The story of “At Eternity’s Gate” is known – we won’t find any grand revelations in this film, and to reveal that Van Gogh will cut off his ear and hand it to the girl in the tavern across the street is not in the least a spoiler.  But this is not what this is about. Schnabel’s depiction of the last years of Van Gogh, which the painter mainly spent in south France’s Arles, is a beautifully orchestrated, almost meditative experience of sound and picture, mirroring, what we can only imagine may have been going on in Van Gogh’s mind. When we watch Vincent take off his dirty boots and starting to paint them in a fit of inspiration, the experience can only be described as sensual with the wind rustling through the trees, with no other sound but the paintbrush grazing the canvas in thick ductus.

The primarily used point-of-view shots pull the audience into the colorful world of Vincent and the to-eternity reaching landscape of Arles, where Van Gogh is pursuing his calling to paint, despite people misunderstanding his art as “ugly” and disturbing.

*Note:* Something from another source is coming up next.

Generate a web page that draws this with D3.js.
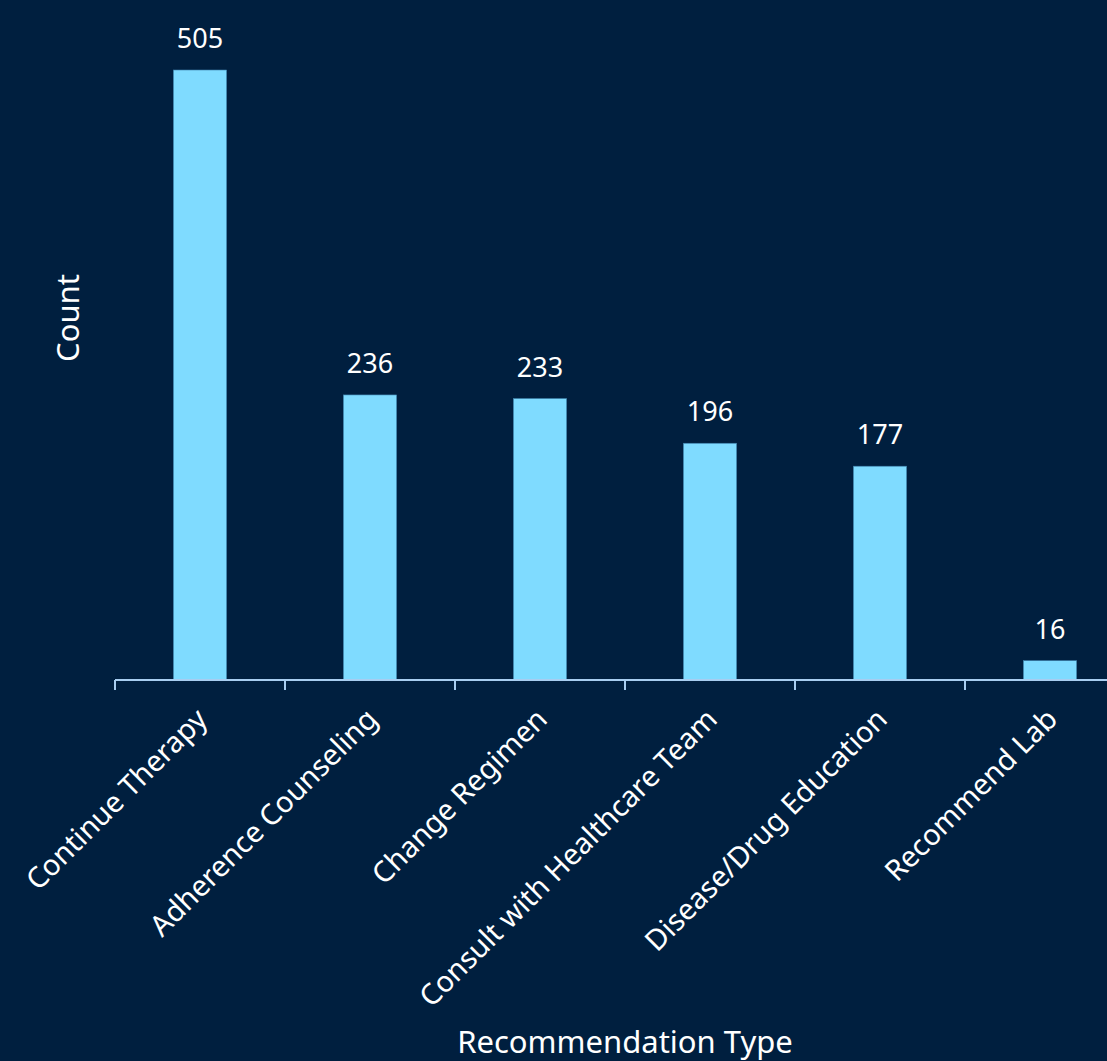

The calmness of frames with minutes of no sound but the wind rustling is time passing in serenity. Watching this film, I was there – right next to Vincent. I felt like I was accompanying him like a little devil on his shoulder, challenging him to a brighter, more powerful yellow for the fields. “not that one Vincent, more orange!” I would almost find myself whisper.

Willem Dafoe did a brilliant job in his portrayal of Vincent, the wonderous mind, the worried look, you suddenly even see that every single wrinkle in his face resembles the self-portrays of Van Gogh, you can forgive that Dafoe is almost 25 years older than Vincent was when he died.

A lovely film for anyone interested in art or just a lover of beautiful landscapes.